Shortly after NABOB Executive Director Jim Winston proposed a potential policy shift in an ex parte filing with the FCC that might help the state of African American commercial television station ownership via JSAs and JSAs, FCC Commissioner Ajit Pai met with WLOO-TV (My TV network) in Jackson, MS. He sang the praises of how a JSA with American Spirit Media’s WDBD-TV (Fox) has worked well for the station. Said Pai:
“Last week, I had the privilege of meeting Pervis Parker, the General Manager and Chief Creative Officer of WLOO TV. WLOO serves the Jackson, Mississippi market and is owned by Tougaloo College, a historically African-American college founded in 1869. WLOO is one of the few African-American owned television stations operating in the United States today.
During our conversation, Mr. Parker recounted with great pride all that his station had been able to accomplish since it was acquired by Tougaloo College in 2012. WLOO now broadcasts in high definition. It airs exclusive coverage of local high-school sports. It provides hands-on experience for Tougaloo students interested in entering the communications industry. And it is launching its own locally-originated programming.
All of this, Mr. Parker told me, was made by possible by WLOO’s Joint Sales Agreement (JSA) with another Mississippi station, WDBD. As Tougaloo College has put it, “the JSA has permitted WLOO to become a real success story, enabling a new, minority station owner to reinvigorate this station and
expand its local services.” Indeed, given the equipment failures that recently hit the station, Mr. Parker indicated that WLOO probably wouldn’t be on the air today but for its JSA.

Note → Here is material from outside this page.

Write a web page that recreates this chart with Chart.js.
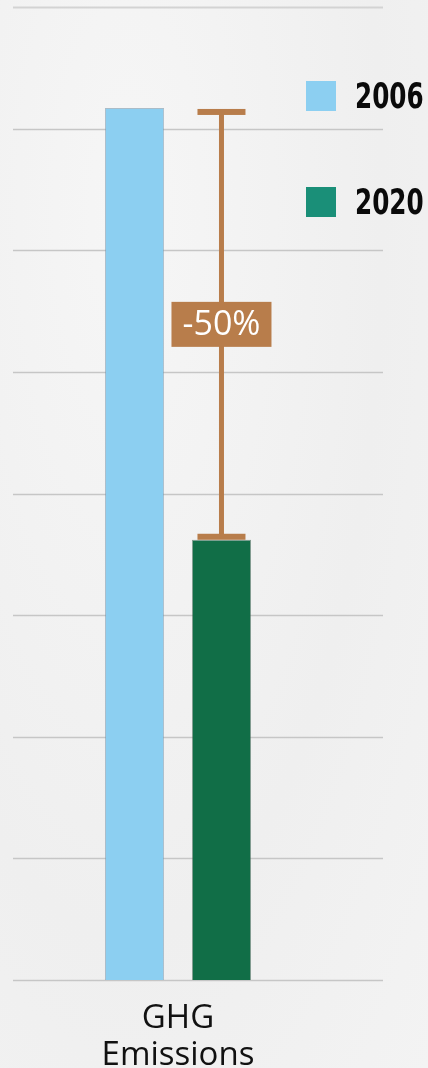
<!DOCTYPE html>
<html>
<head>
<meta charset="utf-8">
<script src="https://cdn.jsdelivr.net/npm/chart.js@4/dist/chart.umd.min.js"></script>
<style>
  html, body { margin: 0; padding: 0; }
  body {
    width: 428px; height: 1068px; overflow: hidden; position: relative;
    background: #f2f2f2;
    background-image: radial-gradient(ellipse at 30% 20%, #f6f6f6 0%, #efefef 60%, #f3f3f3 100%);
  }
  #wrap { position: absolute; left: 0; top: 0; width: 428px; height: 1068px; }
  .legend-item { position: absolute; left: 306px; display: flex; align-items: center; }
  .legend-box { width: 30px; height: 30px; margin-right: 19px; }
  .legend-text {
    font-family: "DejaVu Sans", sans-serif;
    font-weight: bold; font-size: 35px; color: #0a0a0a;
    transform: scaleX(0.705); transform-origin: left center;
  }
</style>
</head>
<body>
<div id="wrap"><canvas id="chart" width="428" height="1068"></canvas></div>
<div id="legend"></div>
<script>
// chart data
const categories = [['GHG', 'Emissions']];
const seriesLabels = ['2006', '2020'];
const values2006 = [7.17];
const values2020 = [3.62];
const barColors = ['#8ccff1', '#116e47'];
const legendColors = ['#8ccff1', '#1a8f78'];
const yMax = 8;
const yStep = 1;

const accent = '#b87d4b';

// grid lines run past the plot area, under the legend
const gridPlugin = {
  id: 'fullGrid',
  beforeDatasetsDraw(chart) {
    const ctx = chart.ctx;
    const y = chart.scales.y;
    ctx.save();
    for (let v = 0; v <= yMax; v += yStep) {
      const py = Math.round(y.getPixelForValue(v)) + 0.5;
      ctx.strokeStyle = v === yMax ? '#d3d3d3' : '#c6c6c6';
      ctx.lineWidth = v === yMax ? 2 : 1.5;
      ctx.beginPath();
      ctx.moveTo(13, py);
      ctx.lineTo(383, py);
      ctx.stroke();
    }
    ctx.restore();
  }
};

// change bracket between the two bars
const changePlugin = {
  id: 'changeBar',
  afterDatasetsDraw(chart) {
    const ctx = chart.ctx;
    const y = chart.scales.y;
    const bar = chart.getDatasetMeta(1).data[0];
    const x = bar.x;
    const top = y.getPixelForValue(values2006[0]) + 4;
    const bottom = y.getPixelForValue(values2020[0]) - 3;
    const capW = 48;

    ctx.save();
    ctx.fillStyle = accent;
    ctx.fillRect(x - 2.5, top, 5, bottom - top);
    ctx.fillRect(x - capW / 2, top - 3, capW, 6);
    ctx.fillRect(x - capW / 2, bottom - 3, capW, 6);

    const pct = Math.round((values2020[0] - values2006[0]) / values2006[0] * 100);
    const text = pct + '%';
    const mid = (top + bottom) / 2;
    const boxW = 100, boxH = 45;
    ctx.fillRect(x - boxW / 2, mid - boxH / 2, boxW, boxH);
    ctx.fillStyle = '#ffffff';
    ctx.font = '34px "Open Sans", "Noto Sans", sans-serif';
    ctx.textAlign = 'center';
    ctx.textBaseline = 'middle';
    ctx.fillText(text, x, mid + 1);
    ctx.restore();
  }
};

const chart = new Chart(document.getElementById('chart'), {
  type: 'bar',
  data: {
    labels: categories,
    datasets: [
      {
        label: seriesLabels[0],
        data: values2006,
        backgroundColor: barColors[0],
        borderColor: 'rgba(120,150,170,0.6)',
        borderWidth: 1
      },
      {
        label: seriesLabels[1],
        data: values2020,
        backgroundColor: barColors[1],
        borderColor: 'rgba(60,100,80,0.6)',
        borderWidth: 1
      }
    ]
  },
  options: {
    responsive: false,
    animation: false,
    datasets: {
      bar: { categoryPercentage: 0.527, barPercentage: 0.68 }
    },
    layout: { padding: { left: 13, right: 85, top: 7, bottom: -18 } },
    plugins: {
      legend: { display: false },
      tooltip: { enabled: false }
    },
    scales: {
      x: {
        grid: { display: false },
        border: { display: false },
        ticks: {
          color: '#111111',
          padding: 12,
          font: { family: '"Open Sans", "Noto Sans", sans-serif', size: 33, lineHeight: 1.12 }
        }
      },
      y: {
        display: false,
        min: 0,
        max: yMax,
        ticks: { stepSize: yStep }
      }
    }
  },
  plugins: [gridPlugin, changePlugin]
});

// legend
const legend = document.getElementById('legend');
const legendTops = [76, 182];
seriesLabels.forEach((name, i) => {
  const item = document.createElement('div');
  item.className = 'legend-item';
  item.style.top = legendTops[i] + 'px';
  item.innerHTML = `<div class="legend-box" style="background:${legendColors[i]}"></div>` +
    `<div class="legend-text">${name}</div>`;
  legend.appendChild(item);
});
</script>
</body>
</html>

Mr. Parker therefore stated that he was very concerned about what would happen to WLOO if the FCC were effectively to require the station to terminate its JSA. He said, for example, that he would have to stop creating locally-produced programming so that he could redirect that money to hiring a small sales
staff. He also observed that if there was another equipment failure, WLOO likely would not have the money to purchase new equipment, thus jeopardizing the station’s survival.

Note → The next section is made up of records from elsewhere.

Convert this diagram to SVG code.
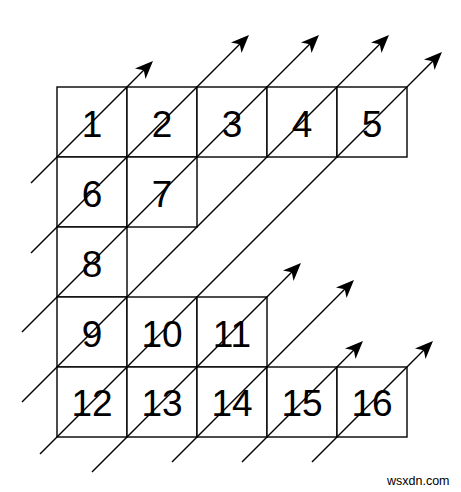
<svg xmlns="http://www.w3.org/2000/svg" width="461" height="492" viewBox="0 0 461 492">
<style>
.cell{fill:#fff;stroke:#000;stroke-width:1.4}
.num{font-family:"Liberation Sans",Arial,sans-serif;font-size:37px;fill:#000;text-anchor:middle}
.diag{stroke:#000;stroke-width:1.4;fill:none}
.arr{marker-end:url(#ah)}
.wm{font-family:"Liberation Sans",Arial,sans-serif;font-size:12.5px;fill:#000}
</style>
<defs>
<marker id="ah" viewBox="-20 -9 22 18" refX="-10" refY="0" markerWidth="22" markerHeight="18" markerUnits="userSpaceOnUse" orient="auto">
<path d="M0,0 L-18,-7.5 L-13,0 L-18,7.5 Z" fill="#000"/>
</marker>
</defs>
<g id="cells">
<g id="n1"><rect class="cell" x="57" y="87" width="70" height="70"/><text class="num" x="92" y="137">1</text></g>
<g id="n2"><rect class="cell" x="127" y="87" width="70" height="70"/><text class="num" x="162" y="137">2</text></g>
<g id="n3"><rect class="cell" x="197" y="87" width="70" height="70"/><text class="num" x="232" y="137">3</text></g>
<g id="n4"><rect class="cell" x="267" y="87" width="70" height="70"/><text class="num" x="302" y="137">4</text></g>
<g id="n5"><rect class="cell" x="337" y="87" width="70" height="70"/><text class="num" x="372" y="137">5</text></g>
<g id="n6"><rect class="cell" x="57" y="157" width="70" height="70"/><text class="num" x="92" y="207">6</text></g>
<g id="n7"><rect class="cell" x="127" y="157" width="70" height="70"/><text class="num" x="162" y="207">7</text></g>
<g id="n8"><rect class="cell" x="57" y="227" width="70" height="70"/><text class="num" x="92" y="277">8</text></g>
<g id="n9"><rect class="cell" x="57" y="297" width="70" height="70"/><text class="num" x="92" y="347">9</text></g>
<g id="n10"><rect class="cell" x="127" y="297" width="70" height="70"/><text class="num" x="162" y="347">10</text></g>
<g id="n11"><rect class="cell" x="197" y="297" width="70" height="70"/><text class="num" x="232" y="347">11</text></g>
<g id="n12"><rect class="cell" x="57" y="367" width="70" height="70"/><text class="num" x="92" y="416">12</text></g>
<g id="n13"><rect class="cell" x="127" y="367" width="70" height="70"/><text class="num" x="162" y="416">13</text></g>
<g id="n14"><rect class="cell" x="197" y="367" width="70" height="70"/><text class="num" x="232" y="416">14</text></g>
<g id="n15"><rect class="cell" x="267" y="367" width="70" height="70"/><text class="num" x="302" y="416">15</text></g>
<g id="n16"><rect class="cell" x="337" y="367" width="70" height="70"/><text class="num" x="372" y="416">16</text></g>
</g>
<g id="connectors">
<line class="diag arr" x1="31" y1="183" x2="145.9" y2="68.1"/>
<line class="diag arr" x1="31" y1="253" x2="241.9" y2="42.1"/>
<line class="diag arr" x1="22" y1="332" x2="311.9" y2="42.1"/>
<line class="diag arr" x1="22" y1="402" x2="381.9" y2="42.1"/>
<line class="diag arr" x1="40" y1="454" x2="434.9" y2="59.1"/>
<line class="diag arr" x1="92" y1="472" x2="293.9" y2="270.1"/>
<line class="diag arr" x1="172" y1="462" x2="346.9" y2="287.1"/>
<line class="diag arr" x1="242" y1="462" x2="355.9" y2="348.1"/>
<line class="diag arr" x1="312" y1="462" x2="425.9" y2="348.1"/>
</g>
<text class="wm" x="387" y="485">wsxdn.com</text>
</svg>
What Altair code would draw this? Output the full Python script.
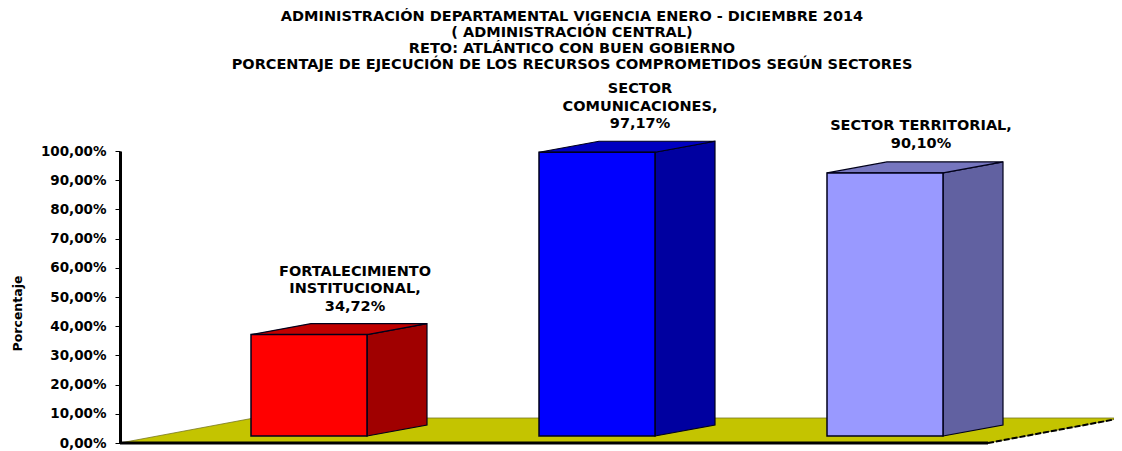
import altair as alt
import pandas as pd

TITLE = ["ADMINISTRACIÓN DEPARTAMENTAL VIGENCIA ENERO - DICIEMBRE 2014",
         "( ADMINISTRACIÓN CENTRAL)",
         "RETO: ATLÁNTICO CON BUEN GOBIERNO",
         "PORCENTAJE DE EJECUCIÓN DE LOS RECURSOS COMPROMETIDOS SEGÚN SECTORES"]
categories = ["FORTALECIMIENTO\nINSTITUCIONAL,", "SECTOR\nCOMUNICACIONES,", "SECTOR TERRITORIAL,"]
values = [34.72, 97.17, 90.10]
value_labels = ["34,72%", "97,17%", "90,10%"]
front_colors = ["#FF0000", "#0000FF", "#9999FF"]
top_colors = ["#C00000", "#0000C0", "#7676BF"]
side_colors = ["#A00000", "#0000A0", "#6161A1"]
FLOOR = "#C4C400"
FONT = "DejaVu Sans"

# Geometry in scale units (x: 1 unit = 1 px; y: percent)
PW, PH = 994, 292
U = PH / 100
FIRST, STEP, BW, DX = 131, 288, 116, 60
BASE = 7 / U          # lift of the bar base above the axis
RISE = 11 / U         # rise of the bar depth
FLOOR_DX, FLOOR_RISE, FLOOR_FRONT = 134, 25 / U, 868
LINE = 17.5
label_x = [235, 520, 801]

front, side, top, labels = [], [], [], []
for i, v in enumerate(values):
    a = FIRST + i * STEP
    b = a + BW
    t = v + BASE
    lines = categories[i].count("\n") + 2
    front.append(dict(x=a, x2=b, y=BASE, y2=t, c=front_colors[i]))
    side += [dict(id=i, x=b, y=BASE, y2=t, c=side_colors[i]),
             dict(id=i, x=b + DX, y=BASE + RISE, y2=t + RISE, c=side_colors[i])]
    top += [dict(id=i, x=a, y=t, y2=t, c=top_colors[i]),
            dict(id=i, x=a + DX, y=t, y2=t + RISE, c=top_colors[i]),
            dict(id=i, x=b, y=t, y2=t + RISE, c=top_colors[i]),
            dict(id=i, x=b + DX, y=t + RISE, y2=t + RISE, c=top_colors[i])]
    labels.append(dict(x=label_x[i], y=t + (23 + 16.5 * (lines - 1)) / U,
                       text=categories[i] + "\n" + value_labels[i]))

floor = pd.DataFrame([
    dict(x=0, y=0, y2=0),
    dict(x=FLOOR_DX, y=0, y2=FLOOR_RISE),
    dict(x=FLOOR_FRONT, y=0, y2=FLOOR_RISE),
    dict(x=FLOOR_FRONT + FLOOR_DX, y=FLOOR_RISE, y2=FLOOR_RISE),
])

xs = alt.Scale(domain=[0, PW], nice=False, zero=False)
ys = alt.Scale(domain=[0, 100], nice=False)
X = alt.X("x:Q", scale=xs, axis=None)
Y = alt.Y("y:Q", scale=ys, axis=alt.Axis(
    values=list(range(0, 101, 10)), grid=False,
    labelExpr="replace(format(datum.value,'.2f'),'.',',')+'%'",
    labelFont=FONT, labelFontWeight="bold", labelFontSize=13.5, labelColor="black",
    labelPadding=9, domainColor="black", domainWidth=3, tickColor="black",
    tickSize=5, tickWidth=1, title="Porcentaje", titleFont=FONT,
    titleFontWeight="bold", titleFontSize=12.5, titleColor="black",
    titleX=-103, titleY=162, titleAngle=270, titleBaseline="middle", titleAlign="center"))

base_layer = alt.Chart(floor).mark_area(color=FLOOR, stroke="#77771f", strokeWidth=0.8).encode(
    x=X, y=Y, y2="y2:Q")
front_edge = alt.Chart(pd.DataFrame([dict(x=0, x2=FLOOR_FRONT, y=0)])).mark_rule(
    color="black", strokeWidth=3).encode(x=X, x2="x2:Q", y=Y)
slant_edge = alt.Chart(pd.DataFrame([dict(x=FLOOR_FRONT, y=0),
                                     dict(x=FLOOR_FRONT + FLOOR_DX, y=FLOOR_RISE)])).mark_line(
    color="black", strokeWidth=2, strokeDash=[6, 2]).encode(x=X, y=Y)
sides = alt.Chart(pd.DataFrame(side)).mark_area(stroke="#00001a", strokeWidth=1.2).encode(
    x=X, y=Y, y2="y2:Q", detail="id:N", color=alt.Color("c:N", scale=None))
tops = alt.Chart(pd.DataFrame(top)).mark_area(stroke="#00001a", strokeWidth=1.2).encode(
    x=X, y=Y, y2="y2:Q", detail="id:N", color=alt.Color("c:N", scale=None))
fronts = alt.Chart(pd.DataFrame(front)).mark_rect(stroke="#00001a", strokeWidth=1.5).encode(
    x=X, x2="x2:Q", y=Y, y2="y2:Q", color=alt.Color("c:N", scale=None))
texts = alt.Chart(pd.DataFrame(labels)).mark_text(
    font=FONT, fontWeight="bold", fontSize=14.5, color="black", lineBreak="\n",
    lineHeight=LINE, align="center", baseline="bottom").encode(
    x=X, y=Y, text="text:N")

chart = alt.layer(base_layer, front_edge, slant_edge, sides, tops, fronts, texts).properties(
    width=PW, height=PH,
    padding={"left": 112, "top": 143, "right": 0, "bottom": 8},
    autosize=alt.AutoSizeParams(type="none"),
    title=alt.TitleParams(TITLE, font=FONT, fontWeight="bold", fontSize=14.5, color="black",
                          anchor="middle", frame="group", dx=-45, offset=9, lineHeight=16),
).configure_view(stroke=None)

chart.save("out.html", embed_options={"renderer": "svg", "actions": False})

On the other hand, Mr. Parker spoke with excitement of his future plans if the station’s JSA were to continue. He could hire more employees, start a local news magazine program, and produce content for the regional Soul of the South network.
As the Commission considers proposals to restrict the use of JSAs, I hope that we will look past the rhetoric and base our decision on the facts. Tougaloo College, for example, is no shell corporation.

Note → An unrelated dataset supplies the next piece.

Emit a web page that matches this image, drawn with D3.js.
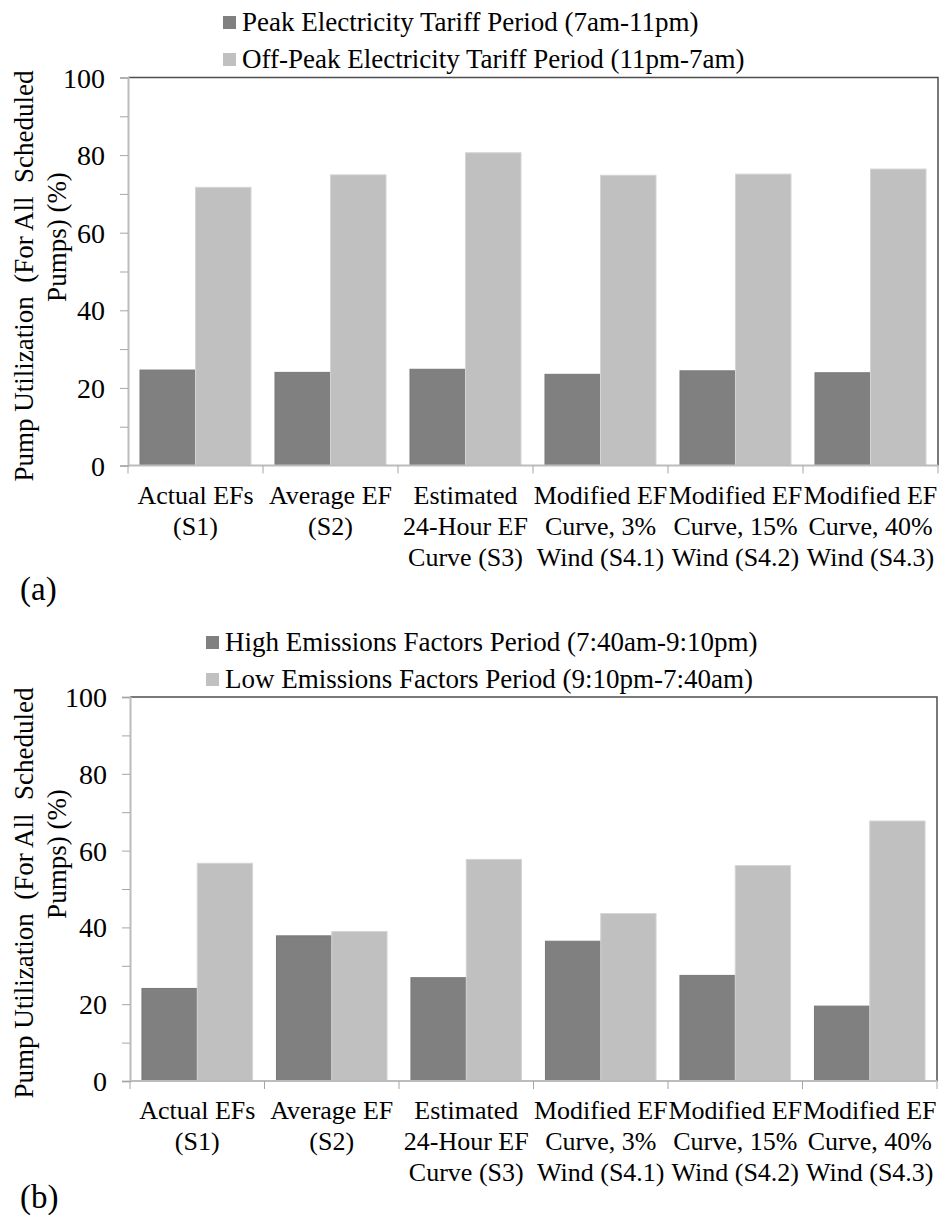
<!DOCTYPE html>
<html>
<head>
<meta charset="utf-8">
<script src="https://cdn.jsdelivr.net/npm/d3@7"></script>
<style>
  body { margin: 0; background: #fff; }
</style>
</head>
<body>
<div id="chart"></div>
<script>
// Data

const categories = [
  ["Actual EFs", "(S1)"],
  ["Average EF", "(S2)"],
  ["Estimated", "24-Hour EF", "Curve (S3)"],
  ["Modified EF", "Curve, 3%", "Wind (S4.1)"],
  ["Modified EF", "Curve, 15%", "Wind (S4.2)"],
  ["Modified EF", "Curve, 40%", "Wind (S4.3)"],
];

// panel (a)
const tariffSeries = ["Peak Electricity Tariff Period (7am-11pm)", "Off-Peak Electricity Tariff Period (11pm-7am)"];
const peakValues = [24.6, 24.0, 24.8, 23.5, 24.4, 23.9];
const offPeakValues = [71.7, 74.9, 80.6, 74.8, 75.1, 76.4];

// panel (b)
const emissionSeries = ["High Emissions Factors Period (7:40am-9:10pm)", "Low Emissions Factors Period (9:10pm-7:40am)"];
const highEfValues = [24.1, 37.8, 26.9, 36.4, 27.5, 19.5];
const lowEfValues = [56.7, 38.9, 57.7, 43.6, 56.1, 67.7];

const yTicks = [0, 20, 40, 60, 80, 100];
const yMinorTicks = [10, 30, 50, 70, 90];
const yLabelLines = ["Pump Utilization  (For All  Scheduled", "Pumps) (%)"];

// Colors
const colors = ["#808080", "#c0c0c0"];
const strokes = ["#787878", "#d4d4d4"];
const FONT = "Liberation Serif";

// Svg
const svg = d3
  .select("#chart")
  .append("svg")
  .attr("width", 941)
  .attr("height", 1216)
  .attr("font-family", FONT);

const addText = (sel, size) =>
  sel.append("text").attr("font-family", FONT).attr("font-size", size).attr("fill", "#000");

// One panel
const drawPanel = (cfg) => {
  const g = svg.append("g");
  const { top, bottom, left, right } = cfg;

  const x0 = d3.scaleBand().domain(d3.range(categories.length)).range([left, right]).padding(0);
  const x1 = d3.scaleBand().domain([0, 1]).range([0, x0.bandwidth()]).paddingInner(0).paddingOuter(0.216);
  const y = d3.scaleLinear().domain([0, 100]).range([bottom, top]);

  // plot area border (top + right)
  g.append("path")
    .attr("d", `M${left},${top}H${right}V${bottom}`)
    .attr("fill", "none")
    .attr("stroke", "#4d4d4d")
    .attr("stroke-width", 1.5);

  // bars
  const rows = categories.map((c, i) => [cfg.values[0][i], cfg.values[1][i]]);
  g.selectAll("g.grp")
    .data(rows)
    .join("g")
    .attr("class", "grp")
    .attr("transform", (d, i) => "translate(" + x0(i) + ",0)")
    .selectAll("rect")
    .data((d) => d)
    .join("rect")
    .attr("x", (d, j) => x1(j))
    .attr("y", (d) => y(d))
    .attr("width", x1.bandwidth())
    .attr("height", (d) => y(0) - y(d))
    .attr("fill", (d, j) => colors[j])
    .attr("stroke", (d, j) => strokes[j])
    .attr("stroke-width", 1);

  // y axis
  const yAxis = g.append("g")
    .attr("transform", "translate(" + left + ",0)")
    .call(d3.axisLeft(y).tickValues(yTicks.concat(yMinorTicks)).tickSize(8).tickFormat((d) => (yTicks.includes(d) ? d : "")))
    .attr("font-family", FONT)
    .attr("font-size", 28);
  yAxis.select(".domain").attr("stroke", "#bcbcbc").attr("stroke-width", 2);
  yAxis.selectAll(".tick line").attr("stroke", "#a6a6a6");
  yAxis.selectAll(".tick text")
    .attr("x", -23)
    .attr("dy", "0.34em")
    .attr("fill", "#000");

  // x axis (category ticks at band edges)
  const xAxis = g.append("g").attr("transform", "translate(0," + bottom + ")");
  xAxis.append("line")
    .attr("x1", left).attr("x2", right)
    .attr("stroke", "#bcbcbc").attr("stroke-width", 2);
  xAxis.selectAll("line.edge")
    .data(d3.range(categories.length + 1))
    .join("line")
    .attr("class", "edge")
    .attr("x1", (i) => (i < categories.length ? x0(i) : right))
    .attr("x2", (i) => (i < categories.length ? x0(i) : right))
    .attr("y1", 0).attr("y2", 8)
    .attr("stroke", "#a6a6a6");

  xAxis.selectAll("text.cat")
    .data(categories)
    .join("text")
    .attr("class", "cat")
    .attr("font-family", FONT)
    .attr("font-size", 26)
    .attr("text-anchor", "middle")
    .attr("transform", (d, i) => "translate(" + (x0(i) + x0.bandwidth() / 2) + ",38)")
    .selectAll("tspan")
    .data((d) => d)
    .join("tspan")
    .attr("x", 0)
    .attr("y", (d, k) => k * 31)
    .text((d) => d);

  // y label
  yLabelLines.forEach((line, k) => {
    addText(g, 27)
      .attr("transform", "translate(" + cfg.yLabelX[k] + "," + cfg.yLabelY[k] + ")rotate(-90)")
      .attr("text-anchor", "middle")
      .style("white-space", "pre")
      .text(line);
  });

  // legend
  const legend = g.append("g").attr("transform", "translate(" + cfg.legendX + "," + cfg.legendY + ")");
  cfg.series.forEach((s, k) => {
    legend.append("rect")
      .attr("x", 0).attr("y", k * 37 - 15)
      .attr("width", 13).attr("height", 13)
      .attr("fill", colors[k]);
    addText(legend, 27)
      .attr("x", 19).attr("y", k * 37)
      .text(s);
  });

  // panel letter
  addText(g, 33)
    .attr("x", 20).attr("y", cfg.letterY)
    .text(cfg.letter);
};

drawPanel({
  top: 77.5, bottom: 465.5, left: 128, right: 938,
  values: [peakValues, offPeakValues],
  series: tariffSeries,
  legendX: 223, legendY: 31,
  yLabelX: [33, 66], yLabelY: [276, 237],
  letter: "(a)", letterY: 600,
});

drawPanel({
  top: 697, bottom: 1081, left: 130, right: 937,
  values: [highEfValues, lowEfValues],
  series: emissionSeries,
  legendX: 206, legendY: 651,
  yLabelX: [33, 66], yLabelY: [893, 854],
  letter: "(b)", letterY: 1208,
});
</script>
</body>
</html>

And Mr. Parker is no rubber-stamp for WDBD. Tougaloo and Mr. Parker are independent innovators whose JSA gives them the breathing space to create something where nothing would exist otherwise.
Moreover, the record before the Commission clearly establishes that JSAs like this one facilitate new entry into the broadcast industry, enhance ownership diversity, and allow stations to serve the local community better.
At the end of our meeting, Mr. Parker invited me to come down to Mississippi and visit WLOO.
I look forward to accepting that kind invitation and heading to the Magnolia State in the future. I just hope that the Commission will make the right decision on JSAs so that WLOO will still be in business when I make it.”
RBR-TVBR observation: We also still think JSAs and SSAs are critical to maintaining the solvency of hundreds of stations across the country—especially in smaller markets—no matter who the ownership happens to be. It’s about money, and without a leg up from JSAs and SSAs, the programming suffers. If the programming suffers, ratings suffer…and you know what happens next. Let Mr. Pai’s example here be an example for Commissioner Wheeler as well: Don’t try and fix what isn’t broken—and what is working.
If viewers are to be served by broadcasters, the revenue model needs to be maintained that allows them to do so. These agreements have kept the television broadcasting business vibrant and full of investment/M&A activity. Taking them away or drastically changing the rules could devastate the industry. The FCC needs to see as many studies and examples as possible on how JSAs and SSAs work before any final vote is made—and there isn’t much time left.